Ann February 12, 2016 at 3:50pm
Roger and I are still hoping to do this trip… I enjoyed reading your journal, and can imagine myself enjoying the early-a.m. hours with only myself for company.
Patti February 12, 2016 at 5:26pm
Marilyn, your writing just gets better and better, and so does your photography.
Hugs, Patti
Scott Gibb February 12, 2016 at 6:08pm
Unbelievable, beautiful, friendly, inexpensive, delicious….words don’t do it justice. I’d go back in a heartbeat. Don’t let the stigma from the war stop you from visiting.
p.s. I don’t snore that loud, do I?
Marilyn February 13, 2016 at 12:41am
No, honey – not that loud … I took a little literary license because it added something to my story!
Elizabeth K. February 13, 2016 at 6:21am
Beautiful photographs, Marilyn. You are so talented in so many ways.
Marilyn February 15, 2016 at 6:32am
Thanks, Elizabeth! Are you the same Elizabeth K. with whom I was in a seminar many years ago …?

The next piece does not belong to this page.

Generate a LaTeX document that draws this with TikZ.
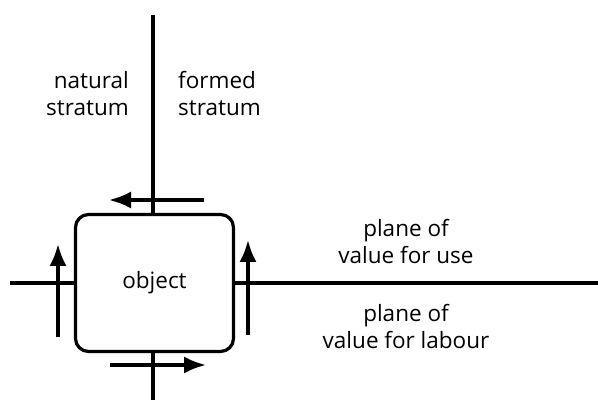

Julie Franz February 13, 2016 at 4:13pm
I agree with what everyone has said so far, though I obviously have no opinion on Scott’s snoring! I was depressed reading those awful statistics and sad about the destruction of this country and the waste of human lives for no good reason I have ever been able to figure out. I am so happy you were able to have this special morning to yourself and grateful you shared your photos and your story with us. I truly do hope I am able to go there with you some day.